The first major revisions to California’s Prison Reform Act (also known as AB109), have been made as a part of Governor Brown’s Budget Revisions submitted May 14th to the legislature. Among several proposed criminal justice provisions, is a paragraph that could have a substantial impact on the future of prison reform in California (click on image on left for full Budget Revision).
From the brief section on Corrections and Rehabilitation:
“Long‐Term Offenders—The May Revision proposes additional tools to assist counties in managing long‐term offenders. The proposal authorizes CDCR to house long‐term offenders, provided the county agrees to accept an equivalent average daily population of short‐term offenders. The proposal relies on County Parole Boards to make the determination to send long‐term inmates to state prison after inmates have served three years of their sentence in a county jail. Lastly,the proposal establishes a presumption of a minimum level of split sentencing, but authorizes a judge to make an exception if the judge determines that a split sentence is not appropriate.”

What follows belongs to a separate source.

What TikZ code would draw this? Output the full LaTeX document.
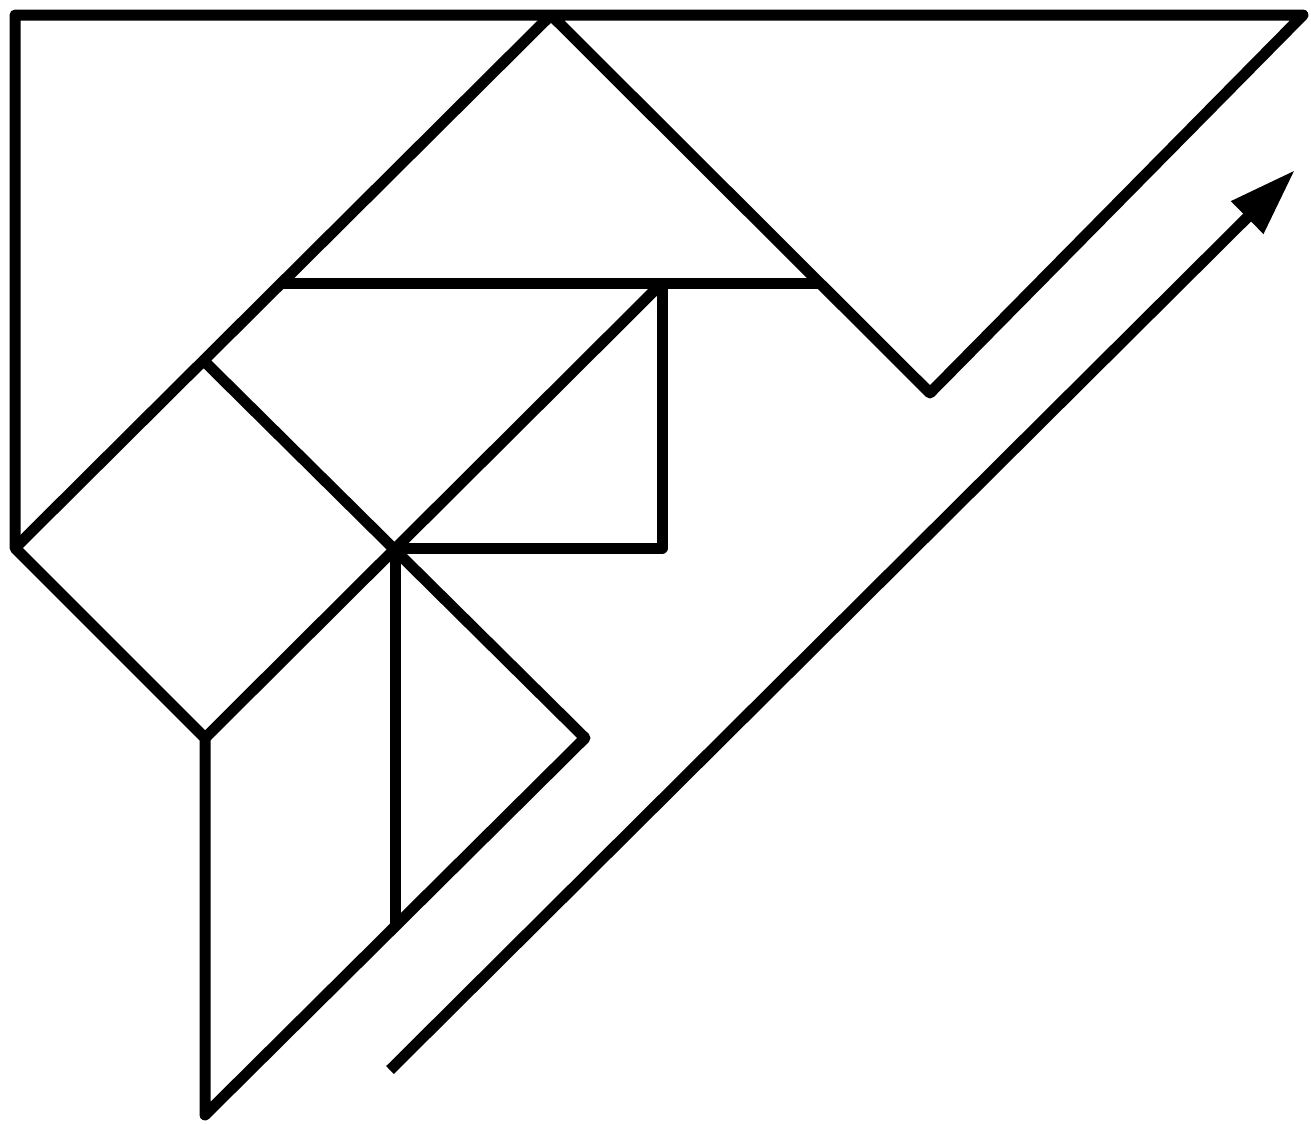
\documentclass[tikz,border=0pt]{standalone}
\usetikzlibrary{arrows.meta}
\begin{document}
\begin{tikzpicture}[x=0.5pt,y=-0.5pt,
  piece/.style={line width=5.5pt,line join=round,line cap=butt}]
\useasboundingbox (0,0) rectangle (1311,1124);
\coordinate (TL) at (15,15);
\coordinate (TR) at (1303,15);
\coordinate (AP) at (551,15);
\coordinate (L) at (15,548);
\coordinate (V) at (930,393);
\coordinate (H1) at (283,283);
\coordinate (H2) at (818,283);
\coordinate (P) at (662,283);
\coordinate (Q) at (662,548);
\coordinate (C) at (395,548);
\coordinate (S) at (205,738);
\coordinate (K) at (205,362);
\coordinate (R) at (585,738);
\coordinate (B) at (205,1115);
\coordinate (D) at (395,928);
\coordinate (A1) at (390,1070);
\coordinate (A2) at (1295,170);
\draw[piece] (AP) -- (V) -- (TR) -- (TL) -- (L) -- (S) -- (B) -- (R) -- (K);
\draw[piece] (L) -- (AP);
\draw[piece] (H1) -- (H2);
\draw[piece] (P) -- (Q) -- (C);
\draw[piece] (P) -- (S);
\draw[piece] (C) -- (D);
\draw[piece,-{Triangle[length=33.75pt,width=21.5pt]}] (A1) -- (A2);
\end{tikzpicture}
\end{document}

California’s Prison Realignment Reform (also known as AB109), was largely about keeping less serious offenders in county jail and under county supervision. Counties and county judges are forced to be more realistic and rational when sentencing offenders to long term county jail terms. Prior to Realignment Reform, it was common for judges to sentence offenders to long prison terms, where the county kept neither jurisdiction, nor financial responsibility for the prisoner’s incarceration. California Realignment Reform is important because it forces county officials to calculate the costs as opposed to the benefits of long terms of local incarceration, steering sentences toward shorter terms for non-serious offenders and the use of alternatives to incarceration.

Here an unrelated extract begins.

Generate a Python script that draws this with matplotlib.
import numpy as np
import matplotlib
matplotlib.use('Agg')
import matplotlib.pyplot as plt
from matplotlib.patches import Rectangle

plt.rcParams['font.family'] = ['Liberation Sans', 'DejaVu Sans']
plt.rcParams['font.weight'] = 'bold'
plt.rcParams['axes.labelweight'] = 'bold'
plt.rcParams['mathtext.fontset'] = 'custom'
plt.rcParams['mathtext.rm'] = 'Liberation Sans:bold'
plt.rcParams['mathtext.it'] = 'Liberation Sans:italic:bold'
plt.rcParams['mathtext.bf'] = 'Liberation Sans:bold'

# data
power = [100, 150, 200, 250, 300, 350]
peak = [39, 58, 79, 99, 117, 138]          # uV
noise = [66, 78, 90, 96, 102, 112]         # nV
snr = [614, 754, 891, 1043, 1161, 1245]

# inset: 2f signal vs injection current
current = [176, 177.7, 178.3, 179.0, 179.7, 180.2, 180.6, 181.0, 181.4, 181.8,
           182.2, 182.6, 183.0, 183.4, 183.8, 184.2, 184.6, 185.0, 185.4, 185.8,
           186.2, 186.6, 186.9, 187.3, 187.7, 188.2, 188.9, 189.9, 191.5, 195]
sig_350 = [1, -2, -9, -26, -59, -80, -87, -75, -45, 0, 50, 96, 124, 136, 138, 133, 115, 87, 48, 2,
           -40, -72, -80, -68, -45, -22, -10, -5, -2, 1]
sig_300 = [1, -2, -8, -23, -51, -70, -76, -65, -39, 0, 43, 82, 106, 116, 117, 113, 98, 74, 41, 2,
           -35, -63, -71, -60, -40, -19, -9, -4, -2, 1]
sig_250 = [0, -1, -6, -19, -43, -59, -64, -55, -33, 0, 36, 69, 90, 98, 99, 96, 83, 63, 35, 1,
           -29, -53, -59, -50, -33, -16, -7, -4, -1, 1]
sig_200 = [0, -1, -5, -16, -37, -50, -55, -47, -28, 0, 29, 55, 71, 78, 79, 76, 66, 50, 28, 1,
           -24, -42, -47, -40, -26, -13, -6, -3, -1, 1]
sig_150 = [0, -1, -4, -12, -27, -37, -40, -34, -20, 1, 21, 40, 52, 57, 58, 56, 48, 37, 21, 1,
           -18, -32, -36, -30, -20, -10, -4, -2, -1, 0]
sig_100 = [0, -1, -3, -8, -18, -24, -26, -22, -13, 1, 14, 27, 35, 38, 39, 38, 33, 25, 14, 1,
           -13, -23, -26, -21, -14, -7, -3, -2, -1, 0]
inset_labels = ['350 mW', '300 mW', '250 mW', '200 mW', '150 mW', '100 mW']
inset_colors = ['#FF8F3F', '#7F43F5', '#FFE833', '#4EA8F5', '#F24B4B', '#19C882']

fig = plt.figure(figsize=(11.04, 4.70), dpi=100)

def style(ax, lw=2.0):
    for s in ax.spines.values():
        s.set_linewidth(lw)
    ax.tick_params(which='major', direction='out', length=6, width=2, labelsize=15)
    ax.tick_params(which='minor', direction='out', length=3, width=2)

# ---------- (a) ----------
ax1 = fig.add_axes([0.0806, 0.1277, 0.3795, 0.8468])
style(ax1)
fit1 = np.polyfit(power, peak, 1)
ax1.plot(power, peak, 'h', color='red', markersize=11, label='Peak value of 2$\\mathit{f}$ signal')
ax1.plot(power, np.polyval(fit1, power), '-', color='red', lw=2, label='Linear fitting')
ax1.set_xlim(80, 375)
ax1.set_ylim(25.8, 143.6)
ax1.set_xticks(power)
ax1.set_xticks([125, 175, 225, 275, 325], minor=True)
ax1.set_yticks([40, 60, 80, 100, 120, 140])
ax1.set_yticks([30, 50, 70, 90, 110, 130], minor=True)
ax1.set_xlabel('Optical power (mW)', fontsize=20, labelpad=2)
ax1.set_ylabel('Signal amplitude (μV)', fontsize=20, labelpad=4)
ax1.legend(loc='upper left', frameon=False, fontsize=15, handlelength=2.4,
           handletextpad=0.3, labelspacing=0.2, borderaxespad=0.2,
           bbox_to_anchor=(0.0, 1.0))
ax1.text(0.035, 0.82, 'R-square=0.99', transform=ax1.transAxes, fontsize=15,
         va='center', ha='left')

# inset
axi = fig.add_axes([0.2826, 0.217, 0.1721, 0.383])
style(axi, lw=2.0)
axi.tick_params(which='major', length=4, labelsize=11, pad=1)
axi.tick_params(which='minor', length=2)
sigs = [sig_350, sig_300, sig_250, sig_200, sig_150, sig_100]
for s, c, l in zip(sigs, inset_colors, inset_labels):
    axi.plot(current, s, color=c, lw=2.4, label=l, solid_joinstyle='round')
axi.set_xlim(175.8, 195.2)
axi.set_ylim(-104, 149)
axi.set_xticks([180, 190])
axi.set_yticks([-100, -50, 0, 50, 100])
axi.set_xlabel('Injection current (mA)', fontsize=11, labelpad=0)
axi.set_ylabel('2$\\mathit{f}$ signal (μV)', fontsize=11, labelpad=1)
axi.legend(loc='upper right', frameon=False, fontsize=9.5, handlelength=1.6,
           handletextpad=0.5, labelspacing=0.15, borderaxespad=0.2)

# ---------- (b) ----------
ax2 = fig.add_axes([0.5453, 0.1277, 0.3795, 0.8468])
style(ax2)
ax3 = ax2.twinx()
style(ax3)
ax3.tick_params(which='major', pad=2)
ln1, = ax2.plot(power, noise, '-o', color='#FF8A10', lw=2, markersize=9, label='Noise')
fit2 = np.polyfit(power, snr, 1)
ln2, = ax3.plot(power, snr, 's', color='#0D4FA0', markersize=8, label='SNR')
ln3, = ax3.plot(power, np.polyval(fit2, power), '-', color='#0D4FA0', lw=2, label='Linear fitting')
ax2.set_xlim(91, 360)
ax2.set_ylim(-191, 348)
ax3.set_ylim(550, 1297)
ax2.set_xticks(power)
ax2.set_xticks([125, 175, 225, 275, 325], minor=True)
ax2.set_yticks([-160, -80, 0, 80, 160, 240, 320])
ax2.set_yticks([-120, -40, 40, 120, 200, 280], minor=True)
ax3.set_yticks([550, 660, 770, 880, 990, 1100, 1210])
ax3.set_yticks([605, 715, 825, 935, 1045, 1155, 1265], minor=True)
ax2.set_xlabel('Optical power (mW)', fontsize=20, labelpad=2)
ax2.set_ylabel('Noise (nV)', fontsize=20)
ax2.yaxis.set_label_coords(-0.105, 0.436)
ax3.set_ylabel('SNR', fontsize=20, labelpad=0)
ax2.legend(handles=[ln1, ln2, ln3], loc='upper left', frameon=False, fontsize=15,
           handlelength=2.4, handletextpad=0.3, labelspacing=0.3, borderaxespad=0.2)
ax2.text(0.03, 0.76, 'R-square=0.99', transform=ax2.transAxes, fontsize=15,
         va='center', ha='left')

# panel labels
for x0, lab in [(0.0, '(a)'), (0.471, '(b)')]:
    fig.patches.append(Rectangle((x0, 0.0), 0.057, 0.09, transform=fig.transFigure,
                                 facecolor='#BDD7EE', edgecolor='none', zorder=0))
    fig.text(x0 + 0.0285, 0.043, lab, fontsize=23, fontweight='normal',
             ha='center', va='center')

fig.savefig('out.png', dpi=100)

One possible benefit found in the announced proposal is the final rider to the provision, “the proposal establishes a presumption of a minimum level of split sentencing, but authorizes a judge to make an exception if the judge determines that a split sentence is not appropriate.” Judges have been reluctant to sentence non-serious offenders to split sentences. This provision will encourage judges to use at least minimum split sentencing, allowing for alternative sentencing, probation involvement, incentive-based supervision, and continued judicial supervision.
It is unclear what ultimate impact this provision (if enacted) will have, how it will be administered by Parole Boards, and whether it will have a significant impact on existing realignment reform. Clearly, if it becomes law, it will need to be closely monitored.